Task to complete. Where a line below holds the string "chart", copy that line.

BEGIN

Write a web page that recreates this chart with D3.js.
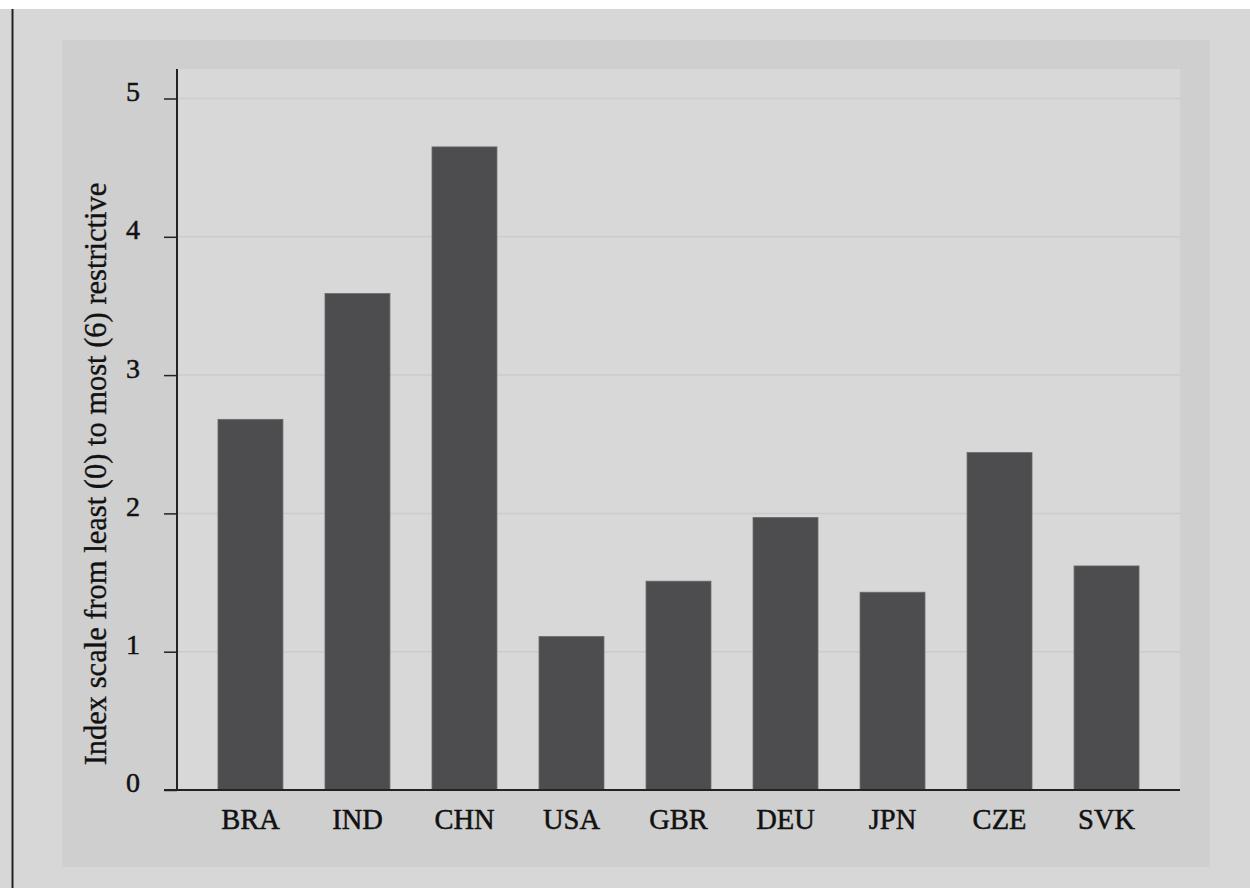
<!DOCTYPE html>
<html><head><meta charset="utf-8">
<script src="https://cdn.jsdelivr.net/npm/d3@7"></script>
<style>
html,body{margin:0;padding:0;background:#d7d7d7;}
svg{display:block;}
</style></head>
<body>
<svg id="chart" width="1250" height="888"></svg>
<script>
const categories = ["BRA","IND","CHN","USA","GBR","DEU","JPN","CZE","SVK"];
const values = [2.68, 3.59, 4.65, 1.11, 1.51, 1.97, 1.43, 2.44, 1.62];
const yTicks = [0,1,2,3,4,5];
const yTitle = "Index scale from least (0) to most (6) restrictive";

const svg = d3.select("#chart");
const W = 1250, H = 888;
const plot = {left:177, right:1180, top:69, bottom:790};
const fontFam = "'Liberation Serif','Times New Roman',serif";

// page
svg.append("rect").attr("x",0).attr("y",0).attr("width",W).attr("height",H).attr("fill","#d7d7d7");
svg.append("rect").attr("x",0).attr("y",0).attr("width",W).attr("height",9).attr("fill","#ffffff");
svg.append("line").attr("x1",12.5).attr("x2",12.5).attr("y1",9).attr("y2",H).attr("stroke","#222").attr("stroke-width",2);

// chart background
svg.append("rect").attr("x",62).attr("y",40).attr("width",1210-62).attr("height",867-40).attr("fill","#cfcfcf");
svg.append("rect").attr("x",plot.left).attr("y",plot.top).attr("width",plot.right-plot.left).attr("height",plot.bottom-plot.top).attr("fill","#d8d8d8");

const x = d3.scaleBand().domain(categories).range([plot.left, plot.right]).paddingInner(0.393).paddingOuter(0.383);
const y = d3.scaleLinear().domain([0,5]).range([plot.bottom, 98.5]);

// gridlines
svg.append("g").selectAll("line").data(yTicks.filter(d=>d>0)).join("line")
  .attr("x1",plot.left).attr("x2",plot.right)
  .attr("y1",d=>y(d)).attr("y2",d=>y(d))
  .attr("stroke","#cbcbcb").attr("stroke-width",1.5);

// bars
svg.append("g").selectAll("rect").data(values).join("rect")
  .attr("x",(d,i)=>x(categories[i]))
  .attr("width",x.bandwidth())
  .attr("y",d=>y(d))
  .attr("height",d=>plot.bottom - y(d))
  .attr("fill","#4d4d4f")
  .attr("stroke","#6a6a6a").attr("stroke-width",0.8);

// y axis
const yAxis = d3.axisLeft(y).tickValues(yTicks).tickSize(13).tickPadding(0).tickFormat(d3.format("d"));
const gy = svg.append("g").attr("transform",`translate(${plot.left},0)`).call(yAxis);
gy.select(".domain").remove();
gy.selectAll(".tick line").attr("stroke","#222").attr("stroke-width",1.5);
gy.selectAll(".tick text").attr("font-family",fontFam).attr("font-size",28).attr("fill","#111")
  .attr("stroke","#111").attr("stroke-width",0.5)
  .attr("text-anchor","middle").attr("x",-44).attr("dy","0.07em");
svg.append("line").attr("x1",plot.left).attr("x2",plot.left).attr("y1",plot.top).attr("y2",plot.bottom).attr("stroke","#222").attr("stroke-width",2);

// x axis
const xAxis = d3.axisBottom(x).tickSize(0).tickPadding(19);
const gx = svg.append("g").attr("transform",`translate(0,${plot.bottom})`).call(xAxis);
gx.select(".domain").remove();
gx.selectAll(".tick text").attr("font-family",fontFam).attr("font-size",28.5).attr("fill","#111")
  .attr("stroke","#111").attr("stroke-width",0.5);
svg.append("line").attr("x1",164).attr("x2",plot.right).attr("y1",plot.bottom).attr("y2",plot.bottom).attr("stroke","#222").attr("stroke-width",2);

// y title
svg.append("text").attr("transform",`translate(106,474) rotate(-90)`)
  .attr("text-anchor","middle").attr("font-family",fontFam).attr("font-size",30.5).attr("fill","#111")
  .attr("stroke","#111").attr("stroke-width",0.35)
  .text(yTitle);
</script>
</body></html>
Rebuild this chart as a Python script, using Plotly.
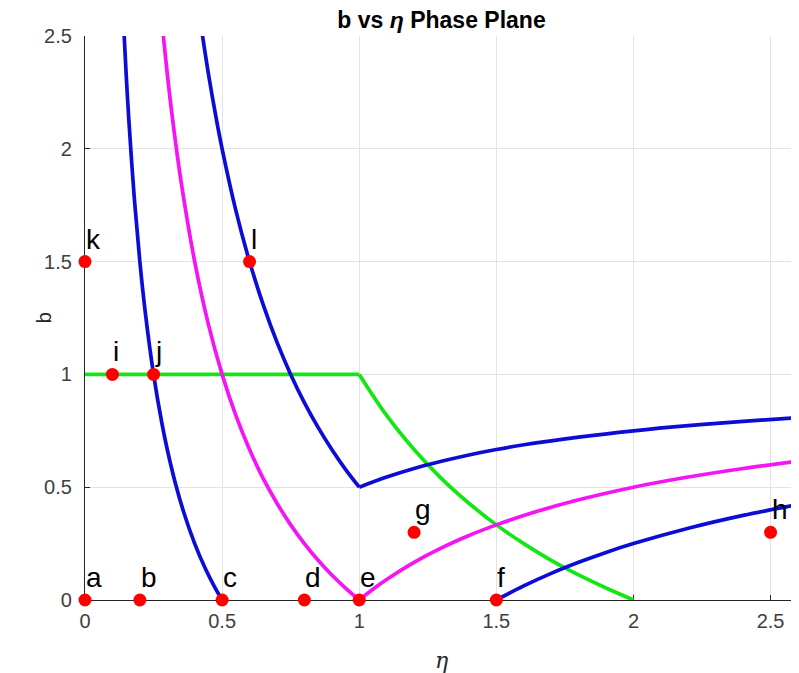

END

Finished task.
Write a web page that recreates this chart with D3.js.
<svg id="chart" width="1250" height="888"></svg>
const svg = d3.select("#chart");
// chart background
Rebuild this chart as a Python script, using Plotly.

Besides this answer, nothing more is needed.